For the bedrooms that are the most beloved are the ones that closely adhere to our idealised vision of childhood. These spaces are curated for the pleasure of the parent, for the admiration of other parents. For, it is the adult, not the child, who created the capitalist construction of childhood, and the artificial ideology of youthful innocence. This belief system is reflected in the fact that the bedrooms that most clearly abide to this aesthetic framework are the adult’s cinematic projections of the capitalist ideal of the white middle class girl. This model of curatorial idealism is evidenced in the representations of the bedrooms of Juno in the Diablo Cody’s film of the same name, Enid Coleslaw in Terry Zwigoff’s ‘Ghost World’ and the Lisbon sisters in Sofia Coppola’s ‘The Virgin Suicides’. Here the curated clutter of feminine girlhood provides a guise of spontaneity, seducing the viewer into a carefully created dream world that poses as reality.

The German philosopher, Ludwig Feuerbach, supports this interpretation. In his work, The Essence of Christianity (1843) he argues: “our era prefers the image to the thing, the copy to the original, the representation to the reality, appearance to being.” Here the children’s bedroom remains in accordance with the Platonic critique of the image, for it is, as Susan Sontag argues, “true as it resembles something real, sham as it is no more than a resemblance.” For the curated childhood bedroom can be seen as a critical parallel to the image child found in the family photograph album. We find that the room is not viewed as simply a likeness to the inhabitant by mere proxy, instead it is identified as an extension of the child. Consider the fact that when an unwanted son or daughter departs the family home the parent takes joy in boasting to their friends and workmates that they have converted the child’s dwelling into their own personal gym or office, the posters and keepsakes condemned to the trash. Thus drawing a parallel to the vengeful ex-lover destroying photographs of their previous beau.
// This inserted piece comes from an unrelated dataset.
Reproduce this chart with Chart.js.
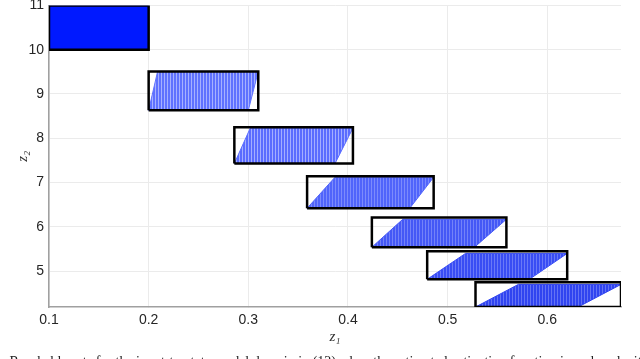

The room of the child takes on the role of a soothsayer, the parent as private detective combs the setting to seek an explanation of the child itself, and to critically confirm their beliefs of what the child may become. The limitations of this model are evidenced in Lynne Ramsay’s adaptation of Lionel Shriver’s novel ‘We Need to Talk About Kevin’ (2011). The significance of the room as identity model is first signified when Eva, the mother to Kevin, the child who we learn carries out a high school massacre in his teens, decorates her personal room with maps, signifying her own desire to escape from the family home. This model of personal curation is derided by the young Kevin as “dumb”, and the setting is consequently desecrated by him. Yet, Eva defends her need for a room of her own, citing her need to reflect her personality in her surroundings and make the space “special”. His accusing questions of “what personality?” “what do you mean special?” powerfully overturn this curatorial model, challenging both the room as identity trope and, consequently, the constructed space of childhood itself. Later, Eva searches the room of Kevin’s teenage bedroom to find evidence of his character, whilst ‘In my Room’ by The Beach Boys plays in the film’s soundtrack. However, in accordance with his previous mocking of the cult of selfhood, of a unique ‘personality’, she finds nothing. For Kevin, like all individuals, is the conscious curator of his setting, the curator only displays what they wish to reveal. Thus, Kevin, in his minimalist white cube form of curation, reveals nothing.

For the curatorial models that repel us are those that challenge the fixed narratives of the self. The aged child as bedroom curator is rendered an abject being, serving as a threatening omen in their conscious blurring of the distinct stages of life, the child, the teenager and the adult.  Thus, the adult that retreats to the womb of the childhood bedroom serves as both a critical denial, and a constant reminder, of one’s own mortality.